<<<<

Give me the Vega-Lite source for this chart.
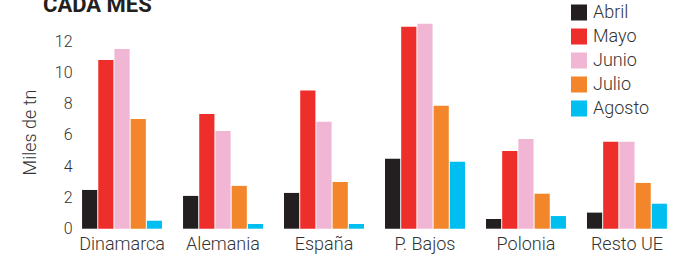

>>>>
<<<<

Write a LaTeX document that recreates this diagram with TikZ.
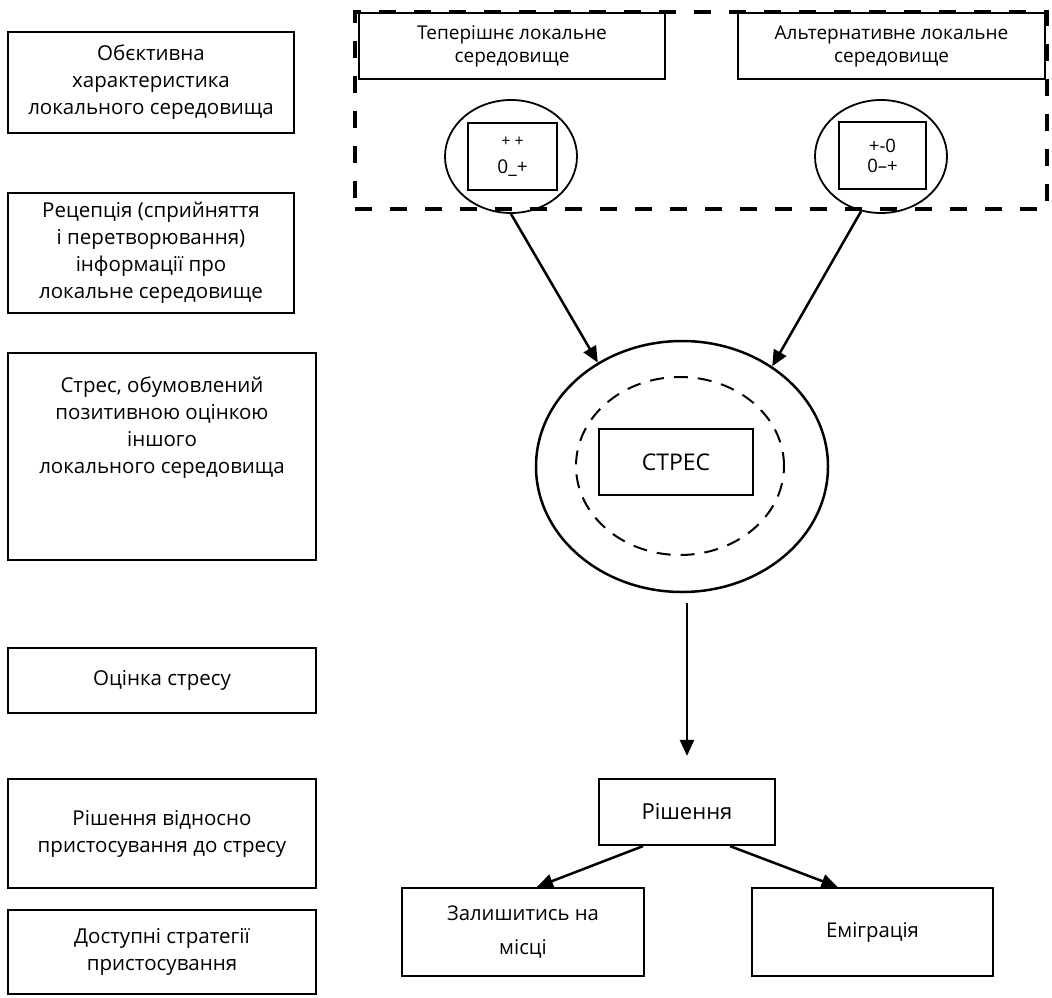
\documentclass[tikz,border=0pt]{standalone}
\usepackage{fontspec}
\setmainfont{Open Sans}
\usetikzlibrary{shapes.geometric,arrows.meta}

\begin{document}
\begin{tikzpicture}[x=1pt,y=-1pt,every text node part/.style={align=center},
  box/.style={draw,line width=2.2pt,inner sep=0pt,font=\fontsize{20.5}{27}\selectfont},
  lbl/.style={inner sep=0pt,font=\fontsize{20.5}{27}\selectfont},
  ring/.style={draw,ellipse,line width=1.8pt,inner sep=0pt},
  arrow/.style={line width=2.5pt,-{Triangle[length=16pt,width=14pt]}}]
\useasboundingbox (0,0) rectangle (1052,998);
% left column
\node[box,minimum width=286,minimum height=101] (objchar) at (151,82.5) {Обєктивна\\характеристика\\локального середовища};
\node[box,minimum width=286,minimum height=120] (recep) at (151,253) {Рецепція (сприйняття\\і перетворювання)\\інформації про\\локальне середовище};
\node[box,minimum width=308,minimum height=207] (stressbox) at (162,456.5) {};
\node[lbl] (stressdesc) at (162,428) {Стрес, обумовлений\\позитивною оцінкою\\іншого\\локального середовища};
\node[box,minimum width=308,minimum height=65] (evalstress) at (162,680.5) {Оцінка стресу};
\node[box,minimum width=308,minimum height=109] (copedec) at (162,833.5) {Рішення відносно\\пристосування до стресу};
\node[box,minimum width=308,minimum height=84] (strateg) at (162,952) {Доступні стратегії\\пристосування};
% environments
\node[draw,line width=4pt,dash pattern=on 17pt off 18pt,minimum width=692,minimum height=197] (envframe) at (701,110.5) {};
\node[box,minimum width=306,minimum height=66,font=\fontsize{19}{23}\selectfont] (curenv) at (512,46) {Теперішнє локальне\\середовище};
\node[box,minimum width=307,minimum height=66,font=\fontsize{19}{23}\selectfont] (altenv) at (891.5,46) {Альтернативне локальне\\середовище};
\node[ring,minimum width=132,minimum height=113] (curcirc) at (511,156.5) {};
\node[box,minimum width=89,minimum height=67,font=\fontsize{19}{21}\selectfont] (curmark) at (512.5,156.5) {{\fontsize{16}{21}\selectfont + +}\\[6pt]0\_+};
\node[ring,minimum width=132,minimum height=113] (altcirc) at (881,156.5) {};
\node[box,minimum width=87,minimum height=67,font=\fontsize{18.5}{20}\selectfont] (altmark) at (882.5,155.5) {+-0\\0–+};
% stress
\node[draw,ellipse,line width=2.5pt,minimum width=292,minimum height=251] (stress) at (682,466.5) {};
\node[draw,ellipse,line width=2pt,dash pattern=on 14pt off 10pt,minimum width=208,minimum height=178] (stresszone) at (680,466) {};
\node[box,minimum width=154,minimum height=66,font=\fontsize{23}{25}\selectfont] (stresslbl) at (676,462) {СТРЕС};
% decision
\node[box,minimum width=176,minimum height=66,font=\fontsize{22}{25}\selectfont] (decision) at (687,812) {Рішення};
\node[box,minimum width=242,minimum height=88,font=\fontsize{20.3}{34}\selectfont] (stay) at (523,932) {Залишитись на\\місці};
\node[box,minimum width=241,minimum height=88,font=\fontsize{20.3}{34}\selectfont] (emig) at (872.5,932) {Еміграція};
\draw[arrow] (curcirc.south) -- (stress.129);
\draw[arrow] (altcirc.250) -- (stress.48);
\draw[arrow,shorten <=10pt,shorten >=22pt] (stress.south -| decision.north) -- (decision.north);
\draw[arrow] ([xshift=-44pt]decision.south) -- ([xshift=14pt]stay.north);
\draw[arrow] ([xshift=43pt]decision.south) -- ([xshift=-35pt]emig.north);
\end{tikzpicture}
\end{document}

>>>>

▶ [Short task]
Scan the listing above for the word "this" and copy every line that holds it.

▶ [Result]
Give me the Vega-Lite source for this chart.
Write a LaTeX document that recreates this diagram with TikZ.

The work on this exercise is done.